### Supplied information:
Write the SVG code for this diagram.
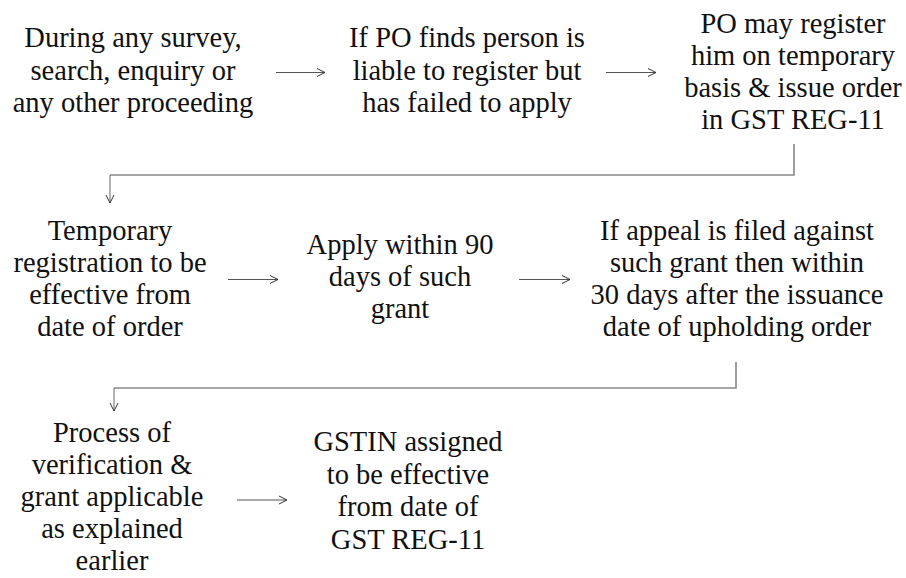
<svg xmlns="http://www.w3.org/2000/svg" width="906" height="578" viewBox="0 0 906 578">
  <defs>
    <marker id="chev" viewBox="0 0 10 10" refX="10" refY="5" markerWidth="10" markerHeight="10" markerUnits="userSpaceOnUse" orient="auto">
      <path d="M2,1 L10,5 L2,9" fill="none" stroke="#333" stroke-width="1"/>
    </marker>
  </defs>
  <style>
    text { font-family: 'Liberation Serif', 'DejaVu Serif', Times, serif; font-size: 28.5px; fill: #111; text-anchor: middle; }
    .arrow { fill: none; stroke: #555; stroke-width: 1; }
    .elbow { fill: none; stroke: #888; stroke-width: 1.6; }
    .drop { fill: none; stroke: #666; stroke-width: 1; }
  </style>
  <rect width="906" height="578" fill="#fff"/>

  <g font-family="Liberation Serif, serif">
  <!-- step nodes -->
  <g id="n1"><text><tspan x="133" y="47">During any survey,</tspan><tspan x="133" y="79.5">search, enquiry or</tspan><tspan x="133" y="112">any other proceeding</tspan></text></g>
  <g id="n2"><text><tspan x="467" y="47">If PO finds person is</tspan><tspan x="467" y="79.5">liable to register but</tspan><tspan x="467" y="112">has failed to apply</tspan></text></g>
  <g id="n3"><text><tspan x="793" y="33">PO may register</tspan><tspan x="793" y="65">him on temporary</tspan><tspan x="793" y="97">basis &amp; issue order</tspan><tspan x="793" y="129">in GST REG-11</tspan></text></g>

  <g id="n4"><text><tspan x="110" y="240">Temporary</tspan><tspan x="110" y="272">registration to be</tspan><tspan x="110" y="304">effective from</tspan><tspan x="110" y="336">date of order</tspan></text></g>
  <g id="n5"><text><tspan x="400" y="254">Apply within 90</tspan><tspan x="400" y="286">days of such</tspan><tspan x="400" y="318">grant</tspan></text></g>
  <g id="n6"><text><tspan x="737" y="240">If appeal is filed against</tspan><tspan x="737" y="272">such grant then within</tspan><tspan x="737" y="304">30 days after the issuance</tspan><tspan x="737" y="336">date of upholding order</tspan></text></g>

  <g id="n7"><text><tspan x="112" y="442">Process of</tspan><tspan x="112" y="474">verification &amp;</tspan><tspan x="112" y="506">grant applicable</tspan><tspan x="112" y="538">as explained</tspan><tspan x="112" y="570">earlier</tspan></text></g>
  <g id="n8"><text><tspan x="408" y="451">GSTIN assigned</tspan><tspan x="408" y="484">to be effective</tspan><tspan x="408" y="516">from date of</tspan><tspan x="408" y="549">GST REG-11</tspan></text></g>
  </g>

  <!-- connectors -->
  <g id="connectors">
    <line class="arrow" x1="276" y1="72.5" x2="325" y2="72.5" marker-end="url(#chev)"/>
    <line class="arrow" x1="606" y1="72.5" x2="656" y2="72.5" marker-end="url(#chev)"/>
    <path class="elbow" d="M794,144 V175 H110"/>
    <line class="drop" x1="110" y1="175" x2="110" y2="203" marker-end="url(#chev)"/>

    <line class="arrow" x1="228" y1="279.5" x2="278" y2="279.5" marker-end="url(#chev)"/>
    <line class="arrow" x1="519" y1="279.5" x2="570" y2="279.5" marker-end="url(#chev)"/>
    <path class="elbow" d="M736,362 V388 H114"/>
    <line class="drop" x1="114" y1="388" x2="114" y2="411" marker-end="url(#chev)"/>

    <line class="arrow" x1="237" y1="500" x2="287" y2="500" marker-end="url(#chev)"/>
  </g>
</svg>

### Your objective:
Copy the listing exactly. Any image in it stays out of the copy.

### Full solution:
Write the SVG code for this diagram.
<svg xmlns="http://www.w3.org/2000/svg" width="906" height="578" viewBox="0 0 906 578">
  <defs>
    <marker id="chev" viewBox="0 0 10 10" refX="10" refY="5" markerWidth="10" markerHeight="10" markerUnits="userSpaceOnUse" orient="auto">
      <path d="M2,1 L10,5 L2,9" fill="none" stroke="#333" stroke-width="1"/>
    </marker>
  </defs>
  <style>
    text { font-family: 'Liberation Serif', 'DejaVu Serif', Times, serif; font-size: 28.5px; fill: #111; text-anchor: middle; }
    .arrow { fill: none; stroke: #555; stroke-width: 1; }
    .elbow { fill: none; stroke: #888; stroke-width: 1.6; }
    .drop { fill: none; stroke: #666; stroke-width: 1; }
  </style>
  <rect width="906" height="578" fill="#fff"/>

  <g font-family="Liberation Serif, serif">
  <!-- step nodes -->
  <g id="n1"><text><tspan x="133" y="47">During any survey,</tspan><tspan x="133" y="79.5">search, enquiry or</tspan><tspan x="133" y="112">any other proceeding</tspan></text></g>
  <g id="n2"><text><tspan x="467" y="47">If PO finds person is</tspan><tspan x="467" y="79.5">liable to register but</tspan><tspan x="467" y="112">has failed to apply</tspan></text></g>
  <g id="n3"><text><tspan x="793" y="33">PO may register</tspan><tspan x="793" y="65">him on temporary</tspan><tspan x="793" y="97">basis &amp; issue order</tspan><tspan x="793" y="129">in GST REG-11</tspan></text></g>

  <g id="n4"><text><tspan x="110" y="240">Temporary</tspan><tspan x="110" y="272">registration to be</tspan><tspan x="110" y="304">effective from</tspan><tspan x="110" y="336">date of order</tspan></text></g>
  <g id="n5"><text><tspan x="400" y="254">Apply within 90</tspan><tspan x="400" y="286">days of such</tspan><tspan x="400" y="318">grant</tspan></text></g>
  <g id="n6"><text><tspan x="737" y="240">If appeal is filed against</tspan><tspan x="737" y="272">such grant then within</tspan><tspan x="737" y="304">30 days after the issuance</tspan><tspan x="737" y="336">date of upholding order</tspan></text></g>

  <g id="n7"><text><tspan x="112" y="442">Process of</tspan><tspan x="112" y="474">verification &amp;</tspan><tspan x="112" y="506">grant applicable</tspan><tspan x="112" y="538">as explained</tspan><tspan x="112" y="570">earlier</tspan></text></g>
  <g id="n8"><text><tspan x="408" y="451">GSTIN assigned</tspan><tspan x="408" y="484">to be effective</tspan><tspan x="408" y="516">from date of</tspan><tspan x="408" y="549">GST REG-11</tspan></text></g>
  </g>

  <!-- connectors -->
  <g id="connectors">
    <line class="arrow" x1="276" y1="72.5" x2="325" y2="72.5" marker-end="url(#chev)"/>
    <line class="arrow" x1="606" y1="72.5" x2="656" y2="72.5" marker-end="url(#chev)"/>
    <path class="elbow" d="M794,144 V175 H110"/>
    <line class="drop" x1="110" y1="175" x2="110" y2="203" marker-end="url(#chev)"/>

    <line class="arrow" x1="228" y1="279.5" x2="278" y2="279.5" marker-end="url(#chev)"/>
    <line class="arrow" x1="519" y1="279.5" x2="570" y2="279.5" marker-end="url(#chev)"/>
    <path class="elbow" d="M736,362 V388 H114"/>
    <line class="drop" x1="114" y1="388" x2="114" y2="411" marker-end="url(#chev)"/>

    <line class="arrow" x1="237" y1="500" x2="287" y2="500" marker-end="url(#chev)"/>
  </g>
</svg>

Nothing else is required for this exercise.